■ **Task directions**: Return all of the data exactly as given.

■ **Records shown**:
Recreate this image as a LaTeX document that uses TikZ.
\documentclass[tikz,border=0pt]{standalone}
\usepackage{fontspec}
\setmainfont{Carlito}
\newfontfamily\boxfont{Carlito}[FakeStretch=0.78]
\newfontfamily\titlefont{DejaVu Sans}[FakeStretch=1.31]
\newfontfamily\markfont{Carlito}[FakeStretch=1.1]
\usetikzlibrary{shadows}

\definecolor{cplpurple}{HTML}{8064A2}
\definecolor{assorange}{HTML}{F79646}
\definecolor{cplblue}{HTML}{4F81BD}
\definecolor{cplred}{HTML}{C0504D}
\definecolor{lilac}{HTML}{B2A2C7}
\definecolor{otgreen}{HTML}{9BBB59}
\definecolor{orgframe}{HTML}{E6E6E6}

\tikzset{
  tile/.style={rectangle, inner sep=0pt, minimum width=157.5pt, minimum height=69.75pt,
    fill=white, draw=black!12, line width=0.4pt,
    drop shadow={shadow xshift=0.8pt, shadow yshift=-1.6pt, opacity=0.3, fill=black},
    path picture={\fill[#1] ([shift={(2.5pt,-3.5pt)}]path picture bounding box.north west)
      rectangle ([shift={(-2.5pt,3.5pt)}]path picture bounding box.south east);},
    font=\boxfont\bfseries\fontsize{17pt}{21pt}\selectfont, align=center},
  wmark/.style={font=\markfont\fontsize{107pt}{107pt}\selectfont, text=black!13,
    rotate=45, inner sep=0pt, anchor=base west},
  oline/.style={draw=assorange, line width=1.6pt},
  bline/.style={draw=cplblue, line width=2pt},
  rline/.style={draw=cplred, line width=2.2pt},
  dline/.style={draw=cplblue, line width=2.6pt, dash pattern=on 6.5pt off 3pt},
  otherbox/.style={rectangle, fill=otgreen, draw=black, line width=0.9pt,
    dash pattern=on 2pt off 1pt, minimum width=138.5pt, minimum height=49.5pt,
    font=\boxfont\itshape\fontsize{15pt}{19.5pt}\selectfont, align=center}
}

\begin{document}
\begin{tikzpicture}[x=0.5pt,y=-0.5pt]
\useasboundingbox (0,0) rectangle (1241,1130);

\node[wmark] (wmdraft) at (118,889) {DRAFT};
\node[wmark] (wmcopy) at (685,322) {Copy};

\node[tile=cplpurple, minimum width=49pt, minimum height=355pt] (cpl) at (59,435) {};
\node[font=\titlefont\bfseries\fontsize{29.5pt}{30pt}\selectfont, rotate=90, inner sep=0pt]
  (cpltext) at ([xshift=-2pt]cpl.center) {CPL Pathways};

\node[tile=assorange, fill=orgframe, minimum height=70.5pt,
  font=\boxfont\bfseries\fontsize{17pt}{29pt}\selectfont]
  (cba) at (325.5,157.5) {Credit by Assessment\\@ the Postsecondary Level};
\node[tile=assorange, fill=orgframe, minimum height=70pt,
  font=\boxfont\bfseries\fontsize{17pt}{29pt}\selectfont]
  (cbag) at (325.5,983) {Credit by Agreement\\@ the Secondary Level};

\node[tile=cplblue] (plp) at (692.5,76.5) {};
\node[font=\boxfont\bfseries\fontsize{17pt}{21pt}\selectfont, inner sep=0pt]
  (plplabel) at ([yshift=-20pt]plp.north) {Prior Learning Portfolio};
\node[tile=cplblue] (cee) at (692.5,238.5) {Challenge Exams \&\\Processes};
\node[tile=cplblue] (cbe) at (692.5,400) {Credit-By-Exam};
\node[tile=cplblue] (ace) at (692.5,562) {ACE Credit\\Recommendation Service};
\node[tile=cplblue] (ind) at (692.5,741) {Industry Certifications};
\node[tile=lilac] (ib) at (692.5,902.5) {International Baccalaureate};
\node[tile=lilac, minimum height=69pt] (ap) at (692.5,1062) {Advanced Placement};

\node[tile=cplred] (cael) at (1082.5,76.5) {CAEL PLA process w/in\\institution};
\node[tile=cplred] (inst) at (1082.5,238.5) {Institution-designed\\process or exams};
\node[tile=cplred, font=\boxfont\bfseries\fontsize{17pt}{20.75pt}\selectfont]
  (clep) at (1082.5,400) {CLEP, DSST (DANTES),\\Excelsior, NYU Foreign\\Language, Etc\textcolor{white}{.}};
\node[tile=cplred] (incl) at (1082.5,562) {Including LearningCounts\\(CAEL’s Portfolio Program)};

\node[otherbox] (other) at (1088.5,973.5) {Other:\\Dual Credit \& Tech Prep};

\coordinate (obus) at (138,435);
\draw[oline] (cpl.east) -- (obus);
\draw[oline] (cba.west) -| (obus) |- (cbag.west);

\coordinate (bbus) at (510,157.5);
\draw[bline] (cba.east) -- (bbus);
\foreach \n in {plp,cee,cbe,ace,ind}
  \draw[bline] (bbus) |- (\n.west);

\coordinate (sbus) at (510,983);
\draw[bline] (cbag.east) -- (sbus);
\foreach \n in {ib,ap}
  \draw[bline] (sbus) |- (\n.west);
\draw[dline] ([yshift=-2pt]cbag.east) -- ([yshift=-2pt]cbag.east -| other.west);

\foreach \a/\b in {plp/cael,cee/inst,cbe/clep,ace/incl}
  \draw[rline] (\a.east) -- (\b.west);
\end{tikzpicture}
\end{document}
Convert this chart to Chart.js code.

■ **Exercise answer**:
Recreate this image as a LaTeX document that uses TikZ.
\documentclass[tikz,border=0pt]{standalone}
\usepackage{fontspec}
\setmainfont{Carlito}
\newfontfamily\boxfont{Carlito}[FakeStretch=0.78]
\newfontfamily\titlefont{DejaVu Sans}[FakeStretch=1.31]
\newfontfamily\markfont{Carlito}[FakeStretch=1.1]
\usetikzlibrary{shadows}

\definecolor{cplpurple}{HTML}{8064A2}
\definecolor{assorange}{HTML}{F79646}
\definecolor{cplblue}{HTML}{4F81BD}
\definecolor{cplred}{HTML}{C0504D}
\definecolor{lilac}{HTML}{B2A2C7}
\definecolor{otgreen}{HTML}{9BBB59}
\definecolor{orgframe}{HTML}{E6E6E6}

\tikzset{
  tile/.style={rectangle, inner sep=0pt, minimum width=157.5pt, minimum height=69.75pt,
    fill=white, draw=black!12, line width=0.4pt,
    drop shadow={shadow xshift=0.8pt, shadow yshift=-1.6pt, opacity=0.3, fill=black},
    path picture={\fill[#1] ([shift={(2.5pt,-3.5pt)}]path picture bounding box.north west)
      rectangle ([shift={(-2.5pt,3.5pt)}]path picture bounding box.south east);},
    font=\boxfont\bfseries\fontsize{17pt}{21pt}\selectfont, align=center},
  wmark/.style={font=\markfont\fontsize{107pt}{107pt}\selectfont, text=black!13,
    rotate=45, inner sep=0pt, anchor=base west},
  oline/.style={draw=assorange, line width=1.6pt},
  bline/.style={draw=cplblue, line width=2pt},
  rline/.style={draw=cplred, line width=2.2pt},
  dline/.style={draw=cplblue, line width=2.6pt, dash pattern=on 6.5pt off 3pt},
  otherbox/.style={rectangle, fill=otgreen, draw=black, line width=0.9pt,
    dash pattern=on 2pt off 1pt, minimum width=138.5pt, minimum height=49.5pt,
    font=\boxfont\itshape\fontsize{15pt}{19.5pt}\selectfont, align=center}
}

\begin{document}
\begin{tikzpicture}[x=0.5pt,y=-0.5pt]
\useasboundingbox (0,0) rectangle (1241,1130);

\node[wmark] (wmdraft) at (118,889) {DRAFT};
\node[wmark] (wmcopy) at (685,322) {Copy};

\node[tile=cplpurple, minimum width=49pt, minimum height=355pt] (cpl) at (59,435) {};
\node[font=\titlefont\bfseries\fontsize{29.5pt}{30pt}\selectfont, rotate=90, inner sep=0pt]
  (cpltext) at ([xshift=-2pt]cpl.center) {CPL Pathways};

\node[tile=assorange, fill=orgframe, minimum height=70.5pt,
  font=\boxfont\bfseries\fontsize{17pt}{29pt}\selectfont]
  (cba) at (325.5,157.5) {Credit by Assessment\\@ the Postsecondary Level};
\node[tile=assorange, fill=orgframe, minimum height=70pt,
  font=\boxfont\bfseries\fontsize{17pt}{29pt}\selectfont]
  (cbag) at (325.5,983) {Credit by Agreement\\@ the Secondary Level};

\node[tile=cplblue] (plp) at (692.5,76.5) {};
\node[font=\boxfont\bfseries\fontsize{17pt}{21pt}\selectfont, inner sep=0pt]
  (plplabel) at ([yshift=-20pt]plp.north) {Prior Learning Portfolio};
\node[tile=cplblue] (cee) at (692.5,238.5) {Challenge Exams \&\\Processes};
\node[tile=cplblue] (cbe) at (692.5,400) {Credit-By-Exam};
\node[tile=cplblue] (ace) at (692.5,562) {ACE Credit\\Recommendation Service};
\node[tile=cplblue] (ind) at (692.5,741) {Industry Certifications};
\node[tile=lilac] (ib) at (692.5,902.5) {International Baccalaureate};
\node[tile=lilac, minimum height=69pt] (ap) at (692.5,1062) {Advanced Placement};

\node[tile=cplred] (cael) at (1082.5,76.5) {CAEL PLA process w/in\\institution};
\node[tile=cplred] (inst) at (1082.5,238.5) {Institution-designed\\process or exams};
\node[tile=cplred, font=\boxfont\bfseries\fontsize{17pt}{20.75pt}\selectfont]
  (clep) at (1082.5,400) {CLEP, DSST (DANTES),\\Excelsior, NYU Foreign\\Language, Etc\textcolor{white}{.}};
\node[tile=cplred] (incl) at (1082.5,562) {Including LearningCounts\\(CAEL’s Portfolio Program)};

\node[otherbox] (other) at (1088.5,973.5) {Other:\\Dual Credit \& Tech Prep};

\coordinate (obus) at (138,435);
\draw[oline] (cpl.east) -- (obus);
\draw[oline] (cba.west) -| (obus) |- (cbag.west);

\coordinate (bbus) at (510,157.5);
\draw[bline] (cba.east) -- (bbus);
\foreach \n in {plp,cee,cbe,ace,ind}
  \draw[bline] (bbus) |- (\n.west);

\coordinate (sbus) at (510,983);
\draw[bline] (cbag.east) -- (sbus);
\foreach \n in {ib,ap}
  \draw[bline] (sbus) |- (\n.west);
\draw[dline] ([yshift=-2pt]cbag.east) -- ([yshift=-2pt]cbag.east -| other.west);

\foreach \a/\b in {plp/cael,cee/inst,cbe/clep,ace/incl}
  \draw[rline] (\a.east) -- (\b.west);
\end{tikzpicture}
\end{document}
Convert this chart to Chart.js code.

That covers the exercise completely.